I have fed the following CSV file into iPython Notebook:

public = pd.read_csv("categories.csv")
public

I've also imported pandas as pd, numpy as np and matplotlib.pyplot as plt. The following data types are present (the below is a summary - there are about 100 columns)

In [36]:   public.dtypes
Out[37]:   parks          object
           playgrounds    object
           sports         object
           roading        object               
           resident       int64
           children       int64

I want to change 'parks', 'playgrounds', 'sports' and 'roading' to categories (they have likert scale responses in them - each column has different types of likert responses though (e.g. one has "strongly agree", "agree" etc., another has "very important", "important" etc.), leaving the remainder as int64.

I was able to create a separate dataframe - public1 - and change one of the columns to a category type using the following code:

public1 = {'parks': public.parks}
public1 = public1['parks'].astype('category')

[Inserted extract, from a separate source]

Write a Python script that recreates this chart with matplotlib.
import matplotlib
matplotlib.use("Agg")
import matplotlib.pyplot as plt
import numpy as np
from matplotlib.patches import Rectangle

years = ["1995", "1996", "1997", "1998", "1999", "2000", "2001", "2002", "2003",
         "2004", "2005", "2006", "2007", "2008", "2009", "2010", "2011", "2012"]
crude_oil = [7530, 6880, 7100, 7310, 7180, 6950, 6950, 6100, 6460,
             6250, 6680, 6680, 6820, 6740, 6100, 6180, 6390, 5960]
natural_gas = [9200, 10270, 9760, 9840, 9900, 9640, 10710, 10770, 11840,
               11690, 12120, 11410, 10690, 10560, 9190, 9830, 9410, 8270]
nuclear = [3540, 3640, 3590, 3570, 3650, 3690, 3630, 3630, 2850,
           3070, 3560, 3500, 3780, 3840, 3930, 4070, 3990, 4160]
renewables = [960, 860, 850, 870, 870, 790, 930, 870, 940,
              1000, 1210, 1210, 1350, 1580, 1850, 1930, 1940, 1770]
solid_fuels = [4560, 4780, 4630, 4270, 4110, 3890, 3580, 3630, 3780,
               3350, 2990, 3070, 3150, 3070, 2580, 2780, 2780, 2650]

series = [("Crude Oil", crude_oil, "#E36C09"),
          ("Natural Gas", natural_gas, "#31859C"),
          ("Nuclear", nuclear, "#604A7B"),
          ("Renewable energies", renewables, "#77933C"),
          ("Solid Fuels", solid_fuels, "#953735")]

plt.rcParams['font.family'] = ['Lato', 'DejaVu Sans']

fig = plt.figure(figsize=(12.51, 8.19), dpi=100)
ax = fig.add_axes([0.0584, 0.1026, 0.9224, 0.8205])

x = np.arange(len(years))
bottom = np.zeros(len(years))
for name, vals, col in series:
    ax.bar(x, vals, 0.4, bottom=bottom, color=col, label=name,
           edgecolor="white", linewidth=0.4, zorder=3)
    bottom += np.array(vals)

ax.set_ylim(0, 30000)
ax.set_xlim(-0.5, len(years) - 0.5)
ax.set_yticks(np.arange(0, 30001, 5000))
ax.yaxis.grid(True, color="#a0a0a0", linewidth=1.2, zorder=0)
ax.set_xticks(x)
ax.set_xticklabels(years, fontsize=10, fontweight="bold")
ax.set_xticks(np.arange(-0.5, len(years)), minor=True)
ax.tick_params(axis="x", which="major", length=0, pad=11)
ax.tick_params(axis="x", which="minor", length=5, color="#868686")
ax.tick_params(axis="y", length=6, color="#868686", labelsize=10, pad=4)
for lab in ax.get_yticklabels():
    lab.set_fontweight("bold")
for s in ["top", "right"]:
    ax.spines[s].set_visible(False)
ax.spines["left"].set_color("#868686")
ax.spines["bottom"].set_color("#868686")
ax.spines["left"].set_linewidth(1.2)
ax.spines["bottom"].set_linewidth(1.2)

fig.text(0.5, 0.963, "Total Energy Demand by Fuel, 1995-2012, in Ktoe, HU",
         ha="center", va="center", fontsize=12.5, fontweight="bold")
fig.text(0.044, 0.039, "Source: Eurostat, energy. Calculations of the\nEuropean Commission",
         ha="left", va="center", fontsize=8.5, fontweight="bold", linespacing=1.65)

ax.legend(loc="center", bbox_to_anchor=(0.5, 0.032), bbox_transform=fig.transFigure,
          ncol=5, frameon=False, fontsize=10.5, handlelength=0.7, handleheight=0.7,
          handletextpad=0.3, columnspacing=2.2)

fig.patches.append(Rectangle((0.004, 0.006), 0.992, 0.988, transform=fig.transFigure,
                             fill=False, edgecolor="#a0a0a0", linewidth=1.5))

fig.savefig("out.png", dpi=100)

However, when I tried to change a number at once using this code, I was unsuccessful:

public1 = {'parks': public.parks,
           'playgrounds': public.parks}
public1 = public1['parks', 'playgrounds'].astype('category')

Notwithstanding this, I don't want to create a separate dataframe with just the categories columns. I would like them changed in the original dataframe.

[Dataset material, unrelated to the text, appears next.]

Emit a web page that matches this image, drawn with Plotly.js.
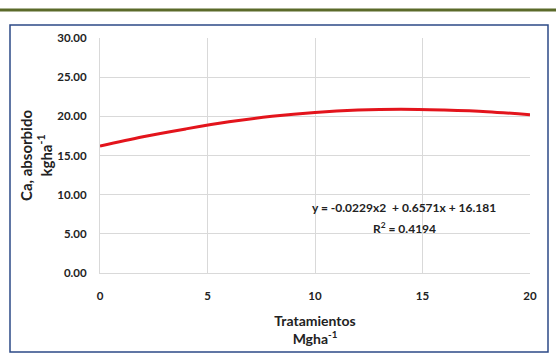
<!DOCTYPE html>
<html><head><meta charset="utf-8">
<script src="https://cdn.plot.ly/plotly-3.0.1.min.js"></script>
<style>html,body{margin:0;padding:0;background:#fff}#c{width:556px;height:360px}</style>
</head><body><div id="c"></div>
<script>
const tratamientos = [0, 2, 4, 6, 8, 10, 12, 14, 16, 18, 20];
const caAbsorbido = [16.2, 17.4, 18.4, 19.3, 20.0, 20.5, 20.8, 20.9, 20.8, 20.6, 20.2];
const yTicks = [0, 5, 10, 15, 20, 25, 30];
const xTicks = [0, 5, 10, 15, 20];
const eqText = 'y = -0.0229x2  + 0.6571x + 16.181';
const r2Text = 'R<sup>2</sup> = 0.4194';

const W = 430, H = 235, L = 100, B = 273;
const px = x => (x - L) / W, py = y => (B - y) / H;
const F = 'Lato, "Open Sans", sans-serif';

Plotly.newPlot('c', [{
  x: tratamientos, y: caAbsorbido, type: 'scatter', mode: 'lines',
  line: {color: '#e3141c', width: 3, shape: 'spline'}, hoverinfo: 'skip'
}], {
  width: 556, height: 360,
  margin: {l: 100, r: 26, t: 38, b: 87},
  paper_bgcolor: '#fff', plot_bgcolor: '#fff',
  showlegend: false,
  font: {family: F, color: '#222', size: 11},
  xaxis: {range: [0, 20], tickvals: xTicks, ticktext: xTicks.map(String),
    showgrid: true, gridcolor: '#d9d9d9', zeroline: false, showline: true, linecolor: '#d9d9d9',
    ticks: '', tickfont: {family: F, size: 11.5, color: '#222', weight: 'bold'}, ticklabelstandoff: 12,
    title: {text: '<b>Tratamientos</b><br><b>Mgha<sup>-1</sup></b>', font: {family: F, size: 14, color: '#222'}, standoff: 15}},
  yaxis: {range: [0, 30], tickvals: yTicks, tickformat: '.2f',
    showgrid: true, gridcolor: '#d9d9d9', zeroline: false, showline: true, linecolor: '#d9d9d9',
    ticks: '', tickfont: {family: F, size: 11.5, color: '#222', weight: 'bold'}, ticklabelstandoff: 10,
    title: {text: '<b>Ca, absorbido</b><br><b>kgha<sup>-1</sup></b>', font: {family: F, size: 15, color: '#222'}, standoff: 1}},
  shapes: [
    {type: 'line', xref: 'paper', yref: 'paper', x0: px(0), x1: px(556), y0: py(10), y1: py(10), line: {color: '#5b6a2a', width: 3}},
    {type: 'rect', xref: 'paper', yref: 'paper', x0: px(10), x1: px(548), y0: py(25), y1: py(352), line: {color: '#2c4a86', width: 1.5}}
  ],
  annotations: [
    {xref: 'x', yref: 'y', x: 14.15, y: 8.3, text: '<b>' + eqText + '</b>', showarrow: false, font: {family: F, size: 12, color: '#222'}},
    {xref: 'x', yref: 'y', x: 14.15, y: 5.8, text: '<b>' + r2Text + '</b>', showarrow: false, font: {family: F, size: 12, color: '#222'}}
  ]
}, {staticPlot: true});
</script></body></html>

I tried numerous ways to achieve this, then tried the code here: Pandas: change data type of columns...

public[['parks', 'playgrounds', 'sports', 'roading']] = public[['parks', 'playgrounds', 'sports', 'roading']].astype('category')

and got the following error:

 NotImplementedError: > 1 ndim Categorical are not supported at this time

Is there a way to change 'parks', 'playgrounds', 'sports', 'roading' to categories (so the likert scale responses can then be analysed), leaving 'resident' and 'children' (and the 94 other columns that are string, int + floats) untouched please? Or, is there a better way to do this? If anyone has any suggestions and/or feedback I would be most grateful....am slowly going bald ripping my hair out!

Many thanks in advance.

edited to add - I am using Python 2.7.

Answer

unutbu picture unutbu · Mar 7, 2015

Sometimes, you just have to use a for-loop:

for col in ['parks', 'playgrounds', 'sports', 'roading']:
    public[col] = public[col].astype('category')